===== Task input

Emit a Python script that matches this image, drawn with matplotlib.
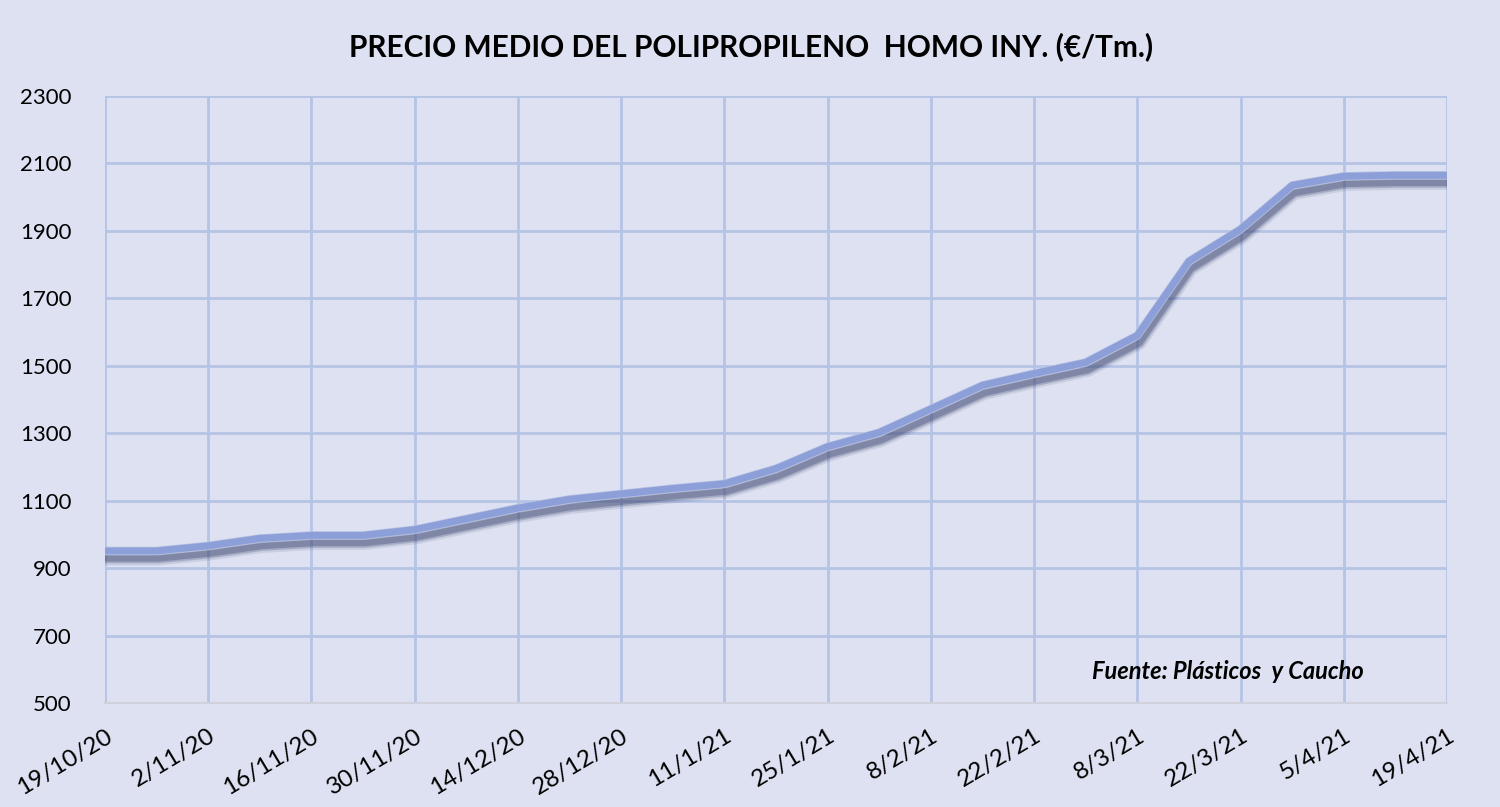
import matplotlib
matplotlib.use("Agg")
import matplotlib.pyplot as plt
import matplotlib.patheffects as pe
import numpy as np

# ---- data ----
weeks = list(range(27))
prices = [951, 951, 966, 988, 997, 997, 1014, 1046, 1078, 1104, 1120, 1136, 1150,
          1195, 1260, 1302, 1372, 1442, 1477, 1510, 1590, 1810, 1905, 2035, 2062,
          2065, 2065]
tick_positions = list(range(0, 27, 2))
tick_labels = ["19/10/20", "2/11/20", "16/11/20", "30/11/20", "14/12/20", "28/12/20",
               "11/1/21", "25/1/21", "8/2/21", "22/2/21", "8/3/21", "22/3/21",
               "5/4/21", "19/4/21"]
y_ticks = list(range(500, 2301, 200))
title = "PRECIO MEDIO DEL POLIPROPILENO  HOMO INY. (€/Tm.)"
source = "Fuente: Plásticos  y Caucho"

bg = "#dde1f1"
grid_c = "#b5c3e5"
line_c = "#8d9fd9"

plt.rcParams['font.family'] = ['Lato', 'DejaVu Sans']

fig = plt.figure(figsize=(15, 8.07), dpi=100, facecolor=bg)
ax = fig.add_axes([0.07, 0.1289, 0.8947, 0.7521], facecolor=bg)

ax.set_xlim(0, 26)
ax.set_ylim(500, 2300)
ax.set_xticks(tick_positions)
ax.set_xticklabels(tick_labels, rotation=31, ha="right", va="top",
                   rotation_mode="anchor", fontsize=17.5)
ax.set_yticks(y_ticks)
ax.set_yticklabels([str(v) for v in y_ticks], fontsize=16)
ax.tick_params(axis="both", length=0, colors="black")
ax.tick_params(axis="y", pad=24)
ax.tick_params(axis="x", pad=16)
for lab in ax.get_xticklabels():
    lab.set_x(lab.get_position()[0])

ax.grid(True, color=grid_c, linewidth=2)
ax.set_axisbelow(True)
for s in ["top", "right", "left"]:
    ax.spines[s].set_visible(False)
ax.spines["bottom"].set_color("#cfd2dc")
ax.spines["bottom"].set_linewidth(1.5)

shadow_effects = [
    pe.SimpleLineShadow(offset=(1.5, -5.5), shadow_color="#3c4670", alpha=0.12, linewidth=10),
    pe.SimpleLineShadow(offset=(1.5, -5.5), shadow_color="#3c4670", alpha=0.25, linewidth=7),
    pe.SimpleLineShadow(offset=(1.5, -5.5), shadow_color="#3c4670", alpha=0.35, linewidth=4.5),
    pe.Stroke(linewidth=6, foreground="#b8c2e2"),
    pe.Normal(),
]
ax.plot(weeks, prices, color=line_c, linewidth=5, solid_capstyle="round",
        solid_joinstyle="round", path_effects=shadow_effects, zorder=3)

fig.text(0.501, 0.942, title, ha="center", va="center", fontsize=21.5,
         fontweight="bold", color="black")
ax.text(0.837, 0.052, source, transform=ax.transAxes, ha="center", va="center",
        fontsize=17, fontweight="bold", fontstyle="italic", color="black")

fig.savefig("out.png", dpi=100, facecolor=bg)
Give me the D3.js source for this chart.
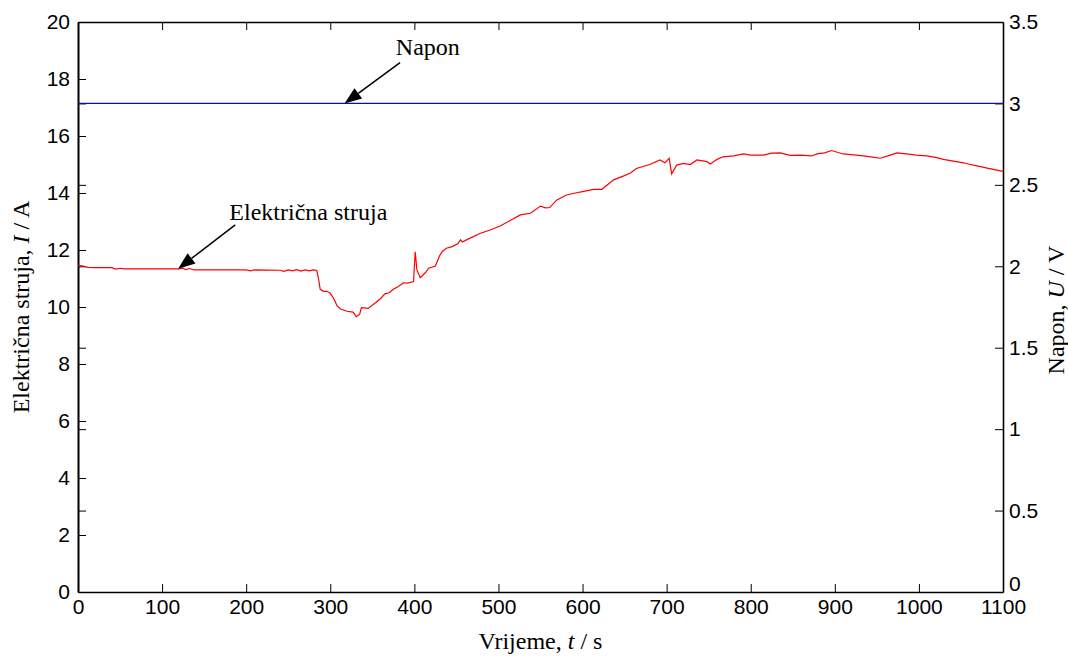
<!DOCTYPE html>
<html>
<head>
<meta charset="utf-8">
<script src="https://cdnjs.cloudflare.com/ajax/libs/d3/7.8.5/d3.min.js"></script>
<style>
  body { margin: 0; background: #fff; }
  svg { display: block; }
  .tick text { font-family: "Liberation Sans", Arial, sans-serif; font-size: 21px; fill: #000; }
  .title { font-family: "Liberation Serif", "Times New Roman", serif; font-size: 24px; fill: #000; }
</style>
</head>
<body>
<div id="chart"></div>
<script>
const WIDTH = 1068, HEIGHT = 658
var margin = {top: 22, right: 65, bottom: 66, left: 78},
    width = WIDTH - margin.left - margin.right,
    height = HEIGHT - margin.top - margin.bottom;

// current (red)
var timeI = [0, 5, 12, 20, 40, 45, 50, 55, 120, 125, 128, 133, 138, 200, 205, 210, 240, 245, 250, 255,
  260, 265, 270, 275, 280, 284, 286, 288, 292, 296, 300, 304, 308, 312, 320, 327, 331, 335, 337, 345,
  353, 360, 365, 370, 375, 380, 387, 392, 399, 401, 403, 407, 413, 417, 425, 430, 433, 438, 445, 452,
  455, 457, 465, 478, 490, 502, 515, 526, 538, 550, 556, 561, 569, 581, 593, 600, 613, 623, 637, 649,
  657, 664, 680, 692, 698, 703, 706, 712, 720, 728, 736, 748, 752, 760, 767, 780, 791, 800, 815, 825,
  835, 847, 860, 872, 880, 888, 896, 910, 934, 945, 954, 965, 974, 985, 997, 1009, 1020, 1029, 1041, 1053,
  1060, 1069, 1080, 1090, 1100]
var current = [11.45, 11.44, 11.39, 11.38, 11.38, 11.33, 11.36, 11.34, 11.34, 11.36, 11.31, 11.35, 11.30, 11.30, 11.27, 11.30, 11.29, 11.25, 11.30, 11.27,
  11.31, 11.26, 11.30, 11.27, 11.30, 11.28, 11.00, 10.62, 10.55, 10.55, 10.48, 10.30, 10.05, 9.93, 9.85, 9.82, 9.66, 9.75, 9.98, 9.95,
  10.13, 10.30, 10.46, 10.50, 10.62, 10.70, 10.85, 10.84, 10.89, 11.94, 11.30, 11.03, 11.20, 11.36, 11.44, 11.80, 11.94, 12.06, 12.12, 12.23,
  12.36, 12.28, 12.40, 12.58, 12.70, 12.84, 13.05, 13.23, 13.29, 13.54, 13.48, 13.49, 13.75, 13.93, 14.01, 14.05, 14.13, 14.13, 14.46, 14.60,
  14.70, 14.86, 15.00, 15.16, 15.06, 15.22, 14.67, 14.98, 15.04, 15.00, 15.16, 15.10, 15.02, 15.18, 15.27, 15.30, 15.37, 15.33, 15.33, 15.40,
  15.41, 15.32, 15.33, 15.30, 15.38, 15.41, 15.49, 15.37, 15.30, 15.26, 15.22, 15.32, 15.41, 15.37, 15.33, 15.30, 15.25, 15.18, 15.12, 15.06,
  15.01, 14.95, 14.88, 14.82, 14.76]

// voltage (blue), constant
var timeU = [0, 1100]
var voltage = [3, 3]

var xTicks = [0, 100, 200, 300, 400, 500, 600, 700, 800, 900, 1000, 1100]
var iTicks = [0, 2, 4, 6, 8, 10, 12, 14, 16, 18, 20]
var uTicks = [0, 0.5, 1, 1.5, 2, 2.5, 3, 3.5]

var svg = d3.select("#chart")
  .append("svg")
  .attr("width", WIDTH)
  .attr("height", HEIGHT)
  .append("g")
  .attr("transform", "translate(" + margin.left + "," + margin.top + ")");

var x = d3.scaleLinear().domain([0, 1100]).range([0, width])
var yI = d3.scaleLinear().domain([0, 20]).range([height, 0])
var yU = d3.scaleLinear().domain([0, 3.5]).range([height, 0])

var TL = 8 // inward tick length

// bottom axis, ticks pointing up
var bottom = svg.append("g")
  .attr("transform", "translate(0," + height + ")")
  .call(d3.axisBottom(x).tickValues(xTicks).tickSizeInner(-TL).tickSizeOuter(0).tickPadding(5).tickFormat(d3.format("d")))
bottom.selectAll(".tick text").attr("dy", "0.8em")

// top axis, ticks only
svg.append("g")
  .call(d3.axisTop(x).tickValues(xTicks.slice(1, -1)).tickSizeInner(-TL).tickSizeOuter(0).tickFormat(""))

// left axis, own ticks + mirrored voltage ticks
svg.append("g")
  .call(d3.axisLeft(yI).tickValues(iTicks).tickSizeInner(-TL).tickSizeOuter(0).tickPadding(8).tickFormat(d3.format("d")))
svg.append("g")
  .call(d3.axisLeft(yU).tickValues(uTicks.slice(1, -1)).tickSizeInner(-TL).tickSizeOuter(0).tickFormat(""))

// right axis
var right = svg.append("g")
  .attr("transform", "translate(" + width + ",0)")
  .call(d3.axisRight(yU).tickValues(uTicks).tickSizeInner(-TL).tickSizeOuter(0).tickPadding(6).tickFormat(d => d))

svg.selectAll(".domain").attr("stroke", "#000").attr("stroke-width", 1.6)
svg.selectAll(".tick line").attr("stroke", "#000").attr("stroke-width", 1)

// the "0" on the right sits a little higher in the original
right.selectAll(".tick text").filter(d => d === 0).attr("dy", "-0.05em")

// lines
var lineI = d3.line().x((d, i) => x(timeI[i])).y(d => yI(d))
svg.append("path")
  .attr("d", lineI(current))
  .attr("fill", "none")
  .attr("stroke", "#ff0000")
  .attr("stroke-width", 1.2)

var lineU = d3.line().x((d, i) => x(timeU[i])).y(d => yU(d))
svg.append("path")
  .attr("d", lineU(voltage))
  .attr("fill", "none")
  .attr("stroke", "#1010a0")
  .attr("stroke-width", 1.2)

// arrows with filled heads
function arrow(x1, y1, x2, y2){
  var ang = Math.atan2(y2 - y1, x2 - x1)
  var len = 17, half = 6.5
  var bx = x2 - len * Math.cos(ang), by = y2 - len * Math.sin(ang)
  svg.append("line")
    .attr("x1", x1).attr("y1", y1).attr("x2", bx).attr("y2", by)
    .attr("stroke", "#000").attr("stroke-width", 1.5)
  var pts = [[x2, y2],
    [bx + half * Math.sin(ang), by - half * Math.cos(ang)],
    [bx - half * Math.sin(ang), by + half * Math.cos(ang)]]
  svg.append("path").attr("d", "M" + pts.join("L") + "Z").attr("fill", "#000")
}

// Napon annotation
arrow(x(383), yU(3.25), x(317), yU(3))
svg.append("text").attr("class", "title")
  .attr("x", x(416)).attr("y", yU(3.3))
  .attr("text-anchor", "middle")
  .text("Napon")

// current annotation
arrow(x(187), yI(12.88), x(119), yI(11.34))
svg.append("text").attr("class", "title")
  .attr("x", x(180)).attr("y", yI(13.05))
  .attr("text-anchor", "start")
  .text("Električna struja")

// axis titles
var xt = svg.append("text").attr("class", "title")
  .attr("x", width / 2).attr("y", height + 57)
  .attr("text-anchor", "middle")
xt.append("tspan").text("Vrijeme, ")
xt.append("tspan").attr("font-style", "italic").text("t")
xt.append("tspan").text(" / s")

var yt = svg.append("text").attr("class", "title")
  .attr("transform", "translate(" + (-49) + "," + (height / 2) + ") rotate(-90)")
  .attr("text-anchor", "middle")
yt.append("tspan").text("Električna struja, ")
yt.append("tspan").attr("font-style", "italic").text("I")
yt.append("tspan").text(" / A")

var yt2 = svg.append("text").attr("class", "title")
  .attr("transform", "translate(" + (width + 61) + "," + (height / 2 + 3) + ") rotate(-90)")
  .attr("text-anchor", "middle")
yt2.append("tspan").text("Napon, ")
yt2.append("tspan").attr("font-style", "italic").text("U")
yt2.append("tspan").text(" / V")
</script>
</body>
</html>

==========

→ Direction
Repeat exactly, and only, the entries from the line with "Give me the D3.js source for this chart." through the line with "height = HEIGHT". Pictures are skipped.

→ Exercise solution
Give me the D3.js source for this chart.
<!DOCTYPE html>
<html>
<head>
<meta charset="utf-8">
<script src="https://cdnjs.cloudflare.com/ajax/libs/d3/7.8.5/d3.min.js"></script>
<style>
  body { margin: 0; background: #fff; }
  svg { display: block; }
  .tick text { font-family: "Liberation Sans", Arial, sans-serif; font-size: 21px; fill: #000; }
  .title { font-family: "Liberation Serif", "Times New Roman", serif; font-size: 24px; fill: #000; }
</style>
</head>
<body>
<div id="chart"></div>
<script>
const WIDTH = 1068, HEIGHT = 658
var margin = {top: 22, right: 65, bottom: 66, left: 78},
    width = WIDTH - margin.left - margin.right,
    height = HEIGHT - margin.top - margin.bottom;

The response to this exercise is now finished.